Strength of the Sycamores Swingman Nate Green has led Indiana State back to respectability
For Indiana State forward Nate Green the defining moment of this
season didn't come on Dec. 11, when his Sycamores traveled to
Bloomington and beat the despised Hoosiers for the first time in
74 years. It wasn't on Dec. 19, either, when Green, a 6'5"
senior swingman, scored a career-high 45 points in a 102-91 OT
win over Eastern Illinois. Green has enjoyed some great moments,
but the one that really stands out came earlier, at an
easy-to-miss Terre Haute eatery called Square Donuts. It was
there, the morning after Indiana State's 89-77 win over TCU on
Nov. 21, that Green was--gasp!--recognized while waiting to buy
a couple of 30-cent, square cream-filled specials. "I was ready
to pay," says Green, "and the guy behind me said, 'I've got the
bill. After the job the refs did on you last night, you need a
break.' I thought, Wow! He knows who I am."

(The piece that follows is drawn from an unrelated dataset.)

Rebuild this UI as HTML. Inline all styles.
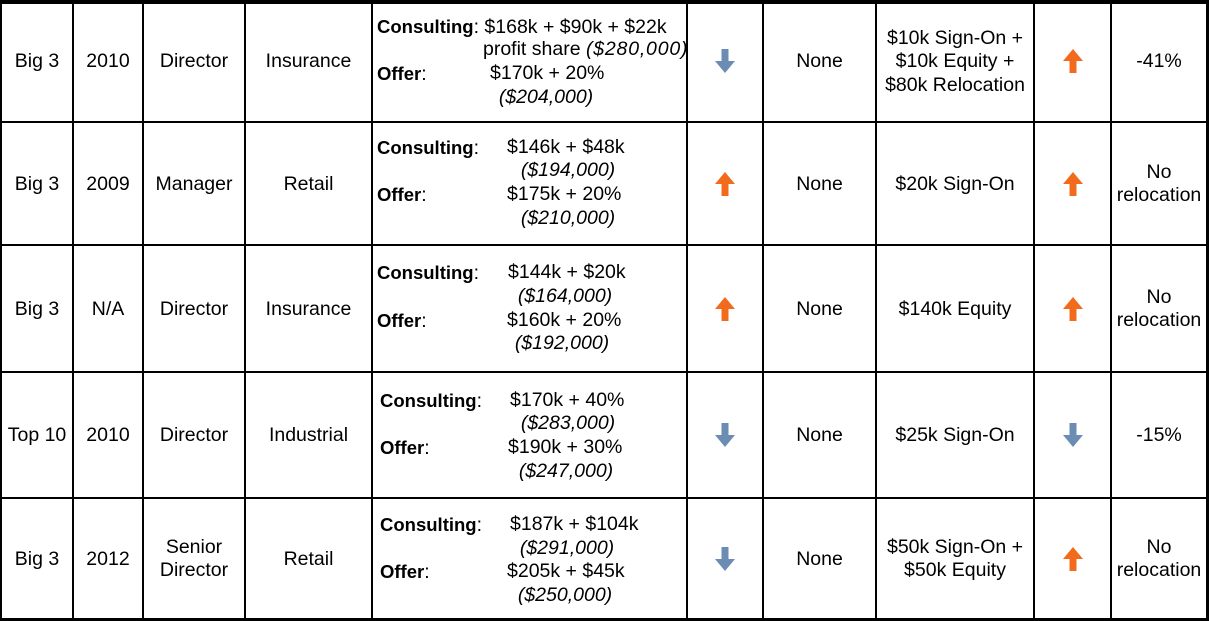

This delights Green, who took it as a sign that after two
decades of playing sorry basketball, the Sycamores--who were led
by Larry Bird when they last reached the NCAA tournament, in
1979--had finally returned to respectability. "When I was
deciding where to go to school, two of my final choices were
here and Minnesota," says Green. "My freshman year, we finished
12-16, Minnesota went to the Final Four, and I drove to
Indianapolis and watched from a nosebleed seat. Sometimes you
wonder if the good times will come."
Now, it seems, they have. Through Sunday, led by Green, who
ranked 11th in the nation with 3.2 steals a game and also paced
Indiana State in scoring (14.3), assists (4.4) and blocks (1.1),
the Sycamores led the Missouri Valley Conference with a 9-2 mark
and were 16-6 overall.
In many ways Green was an unlikely candidate to lead this
revival. While growing up in Des Moines, he was one of the
state's top youth soccer players, a forward on the Iowa United
team that won seven straight state club titles. In hoops at
Roosevelt High he was little more than a gangly big man with no
touch. "Nate had no idea what he was doing," says Rick Ray, an
Indiana State assistant and former assistant at Roosevelt.
When Green was a sophomore, however, Roosevelt coach Greg
Lansing, now an assistant at Iowa, sat Green down in his office.
"He was the first person to tell me that I had a chance to reach
another level in basketball," Green says. "He told me to choose
a position, and he'd mold me into a player. I was always a
center, but I wanted to be a point guard." Green gave up playing
for Iowa United and started to improve in hoops. As a senior he
averaged 18.1 points, 7.0 assists, 5.4 rebounds and 2.3 steals
per game.
He has shown similar versatility at Indiana State, with a good
chance to rank in the top 10 in the Missouri Valley in assists,
blocks and steals for the third straight year. Whether that
translates into an NBA opportunity will depend in large part on
Green's mediocre jump shot. He is a tweener slasher--the kind of
player not quite good enough to stick as a 12th man with the
Clippers, but perhaps just right for leading a scrappy,
overlooked college program to a place even sweeter than a dozen
square jelly donuts: the NCAA tournament.